(TLDR: Need an asymptotic expansion for the square root which works at the origin, specifically. The classical Taylor series won't do: i need it to be exact at zero, outside of which it can have mediocre convergence. I have found an expression that seems to fulfill my needs, but can't justify it on rigorous grounds.)
I am working on the control of a system represented by the following expression in the Laplace Domain:
$$\exp\left(-\sqrt{s^2+2as}\right)$$
It has the obvious asymptote $\exp(-s-a)$ away from the origin. Unfortunately, however, it is exactly its behaviour around zero that interests me. I would like to address it with a Laurent series of some type, which should be exact there (like a Taylor series around that point would be).

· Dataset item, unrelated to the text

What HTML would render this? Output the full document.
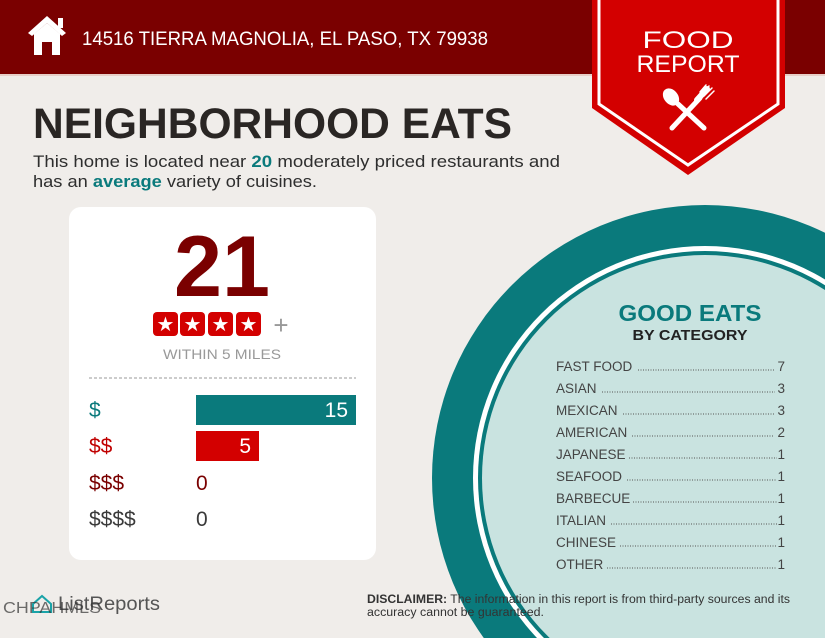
<!DOCTYPE html>
<html><head><meta charset="utf-8"><style>
html,body{margin:0;padding:0;background:#f0edea;width:825px;height:638px;overflow:hidden;}
svg{display:block;font-family:"Liberation Sans",sans-serif;overflow:hidden;}
</style></head><body>
<svg width="825" height="638" viewBox="0 0 825 638" xmlns="http://www.w3.org/2000/svg">
<defs><clipPath id="pg"><rect x="0" y="0" width="825" height="638"/></clipPath></defs>
<rect x="0" y="0" width="825" height="638" fill="#f0edea"/>
<!-- circle -->
<g clip-path="url(#pg)">
<circle cx="705" cy="478" r="273" fill="#0a7a7c"/>
<circle cx="705" cy="478" r="232" fill="#ffffff"/>
<circle cx="705" cy="478" r="227" fill="#0a7a7c"/>
<circle cx="705" cy="478" r="223" fill="#c9e3e0"/>
</g>
<!-- header -->
<rect x="0" y="0" width="825" height="74" fill="#7a0000"/>
<rect x="0" y="74" width="825" height="2" fill="#e8cfc8"/>
<!-- house icon -->
<path d="M28 33 L47 16 L66 33 L62 36 L47 23 L32 36 Z" fill="#fff"/>
<rect x="58" y="18" width="5" height="10" fill="#fff"/>
<path d="M34 34 L47 23 L60 34 L60 55 L52 55 L52 42 L42 42 L42 55 L34 55 Z" fill="#fff"/>
<text x="82" y="45" font-size="19" fill="#fff" textLength="406" lengthAdjust="spacingAndGlyphs">14516 TIERRA MAGNOLIA, EL PASO, TX 79938</text>
<!-- banner -->
<path d="M592 0 L785 0 L785 108 L688 175 L592 108 Z" fill="#d30000"/>
<path d="M599 0 L599 104 L688 165 L778 104 L778 0" fill="none" stroke="#fff" stroke-width="3"/>
<text x="688" y="48" font-size="24" fill="#fff" text-anchor="middle" textLength="91" lengthAdjust="spacingAndGlyphs">FOOD</text>
<text x="688" y="72" font-size="24" fill="#fff" text-anchor="middle" textLength="103" lengthAdjust="spacingAndGlyphs">REPORT</text>
<!-- spoon & fork -->
<g stroke="#fff" stroke-linecap="round" fill="#fff">
<line x1="678" y1="104" x2="704" y2="128" stroke-width="5"/>
<ellipse cx="671" cy="97" rx="6.5" ry="9" transform="rotate(-40 671 97)"/>
<line x1="700" y1="98" x2="672" y2="128" stroke-width="5"/>
<path d="M697 100 L707 89" stroke-width="6"/>
<line x1="702" y1="94" x2="709" y2="86" stroke-width="1.5"/>
<line x1="704" y1="96" x2="712" y2="88" stroke-width="1.5"/>
<line x1="700" y1="92" x2="706" y2="85" stroke-width="1.5"/>
<line x1="706" y1="99" x2="714" y2="91" stroke-width="1.5"/>
</g>
<!-- title -->
<text x="33" y="138" font-size="43" font-weight="bold" fill="#2a2624" textLength="479" lengthAdjust="spacingAndGlyphs">NEIGHBORHOOD EATS</text>
<text x="33" y="167" font-size="17" fill="#2e2e2e" textLength="527" lengthAdjust="spacingAndGlyphs">This home is located near <tspan fill="#0a7a7c" font-weight="bold">20</tspan> moderately priced restaurants and</text>
<text x="33" y="187" font-size="17" fill="#2e2e2e" textLength="284" lengthAdjust="spacingAndGlyphs">has an <tspan fill="#0a7a7c" font-weight="bold">average</tspan> variety of cuisines.</text>
<!-- card -->
<rect x="69" y="207" width="307" height="353" rx="12" fill="#fff"/>
<text x="222" y="296" font-size="86" font-weight="bold" fill="#7a0000" text-anchor="middle" textLength="96" lengthAdjust="spacingAndGlyphs">21</text>
<g>
<rect x="153" y="312" width="25" height="24" rx="4" fill="#d30000"/>
<rect x="180" y="312" width="25" height="24" rx="4" fill="#d30000"/>
<rect x="208" y="312" width="25" height="24" rx="4" fill="#d30000"/>
<rect x="236" y="312" width="25" height="24" rx="4" fill="#d30000"/>
<g fill="#fff" font-size="20" text-anchor="middle">
<text x="165.5" y="331">★</text><text x="192.5" y="331">★</text><text x="220.5" y="331">★</text><text x="248.5" y="331">★</text>
</g>
<text x="281" y="334" font-size="26" fill="#999" text-anchor="middle">+</text>
</g>
<text x="222" y="359" font-size="14" fill="#999" text-anchor="middle" textLength="118" lengthAdjust="spacingAndGlyphs">WITHIN 5 MILES</text>
<line x1="89" y1="378" x2="356" y2="378" stroke="#999" stroke-width="1" stroke-dasharray="3,2"/>
<rect x="196" y="395" width="160" height="30" fill="#0a7a7c"/>
<rect x="196" y="431" width="63" height="30" fill="#d30000"/>
<g font-size="21">
<text x="89" y="417" fill="#0a7a7c">$</text>
<text x="89" y="453" fill="#c00000">$$</text>
<text x="89" y="490" fill="#7a0000">$$$</text>
<text x="89" y="526" fill="#3a3a3a">$$$$</text>
<text x="348" y="417" fill="#fff" text-anchor="end">15</text>
<text x="251" y="453" fill="#fff" text-anchor="end">5</text>
<text x="196" y="490" fill="#7a0000">0</text>
<text x="196" y="526" fill="#3a3a3a">0</text>
</g>
<!-- good eats -->
<text x="690" y="321" font-size="23" font-weight="bold" fill="#0a7a7c" text-anchor="middle" textLength="143" lengthAdjust="spacingAndGlyphs">GOOD EATS</text>
<text x="690" y="340" font-size="15" font-weight="bold" fill="#222" text-anchor="middle" textLength="115" lengthAdjust="spacingAndGlyphs">BY CATEGORY</text>
<g font-size="13.5" fill="#444">
<text x="556" y="371">FAST FOOD</text><text x="785" y="371" text-anchor="end">7</text>
<text x="556" y="393">ASIAN</text><text x="785" y="393" text-anchor="end">3</text>
<text x="556" y="415">MEXICAN</text><text x="785" y="415" text-anchor="end">3</text>
<text x="556" y="437">AMERICAN</text><text x="785" y="437" text-anchor="end">2</text>
<text x="556" y="459">JAPANESE</text><text x="785" y="459" text-anchor="end">1</text>
<text x="556" y="481">SEAFOOD</text><text x="785" y="481" text-anchor="end">1</text>
<text x="556" y="503">BARBECUE</text><text x="785" y="503" text-anchor="end">1</text>
<text x="556" y="525">ITALIAN</text><text x="785" y="525" text-anchor="end">1</text>
<text x="556" y="547">CHINESE</text><text x="785" y="547" text-anchor="end">1</text>
<text x="556" y="569">OTHER</text><text x="785" y="569" text-anchor="end">1</text>
</g>
<g stroke="#555" stroke-width="1" stroke-dasharray="1,1.5">
<line x1="638" y1="370" x2="775" y2="370"/>
<line x1="602" y1="392" x2="775" y2="392"/>
<line x1="623" y1="414" x2="775" y2="414"/>
<line x1="632" y1="436" x2="774" y2="436"/>
<line x1="629" y1="458" x2="777" y2="458"/>
<line x1="627" y1="480" x2="777" y2="480"/>
<line x1="633" y1="502" x2="777" y2="502"/>
<line x1="611" y1="524" x2="777" y2="524"/>
<line x1="620" y1="546" x2="777" y2="546"/>
<line x1="607" y1="568" x2="777" y2="568"/>
</g>
<!-- footer -->
<path d="M33 604 L42 596 L51 604 L51 612 L33 612 Z" fill="none" stroke="#1aa3a8" stroke-width="2"/>
<text x="58" y="610" font-size="19" fill="#555" textLength="102" lengthAdjust="spacingAndGlyphs">ListReports</text>
<text x="3" y="613" font-size="16" fill="#333" opacity="0.7" textLength="98" lengthAdjust="spacingAndGlyphs">CHPAHMLS</text>
<text x="367" y="603" font-size="11.5" fill="#333" textLength="423" lengthAdjust="spacingAndGlyphs"><tspan font-weight="bold">DISCLAIMER:</tspan> The information in this report is from third-party sources and its</text>
<text x="367" y="616" font-size="11.5" fill="#333" textLength="177" lengthAdjust="spacingAndGlyphs">accuracy cannot be guaranteed.</text>
</svg>
</body></html>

The problem is clearly the square root, which is ill-behaved around zero. I am well aware that one might easily find the following series expansion:
$$\sqrt{s^2+2as} = (s+a)\sqrt{1 - \frac{a^2}{(s+a)^2}} = (s+a) \sum \limits_{k=0}^{\infty} {\frac{1}{2} \choose k}\frac{(-a^2)^{k}}{(s+a)^{2k}} $$
The issue: it converges extremely poorly for $s=0$. Do note that this is not a matter of choosing a good expansion point or whatnot. The branch cut at the origin basically means that any Taylor or Laurent-like expansion is bound not to decently represent the function there.
However, it should be possible to derive some asymptotic expansion for this square root which is exact at the origin, takes a small detour because of the awful derivatives there, and comes back on track. Hell, I've tried a few myself:
$$\sqrt{s^2+2as} \sim s+a - \frac{1}{N}\sum_{n=1}^N \frac{a^{n+1}}{(s+a)^{n}}$$
Which fits very well for N small. However, i have no clue on how to justify such a thing. I have tried most usual methods on series and a few methods on divergent asymptotic series, but nothing seems to work.
So. How would one go about finding an asymptotic expansion for this square root (or better yet, its exponential) which works at the origin?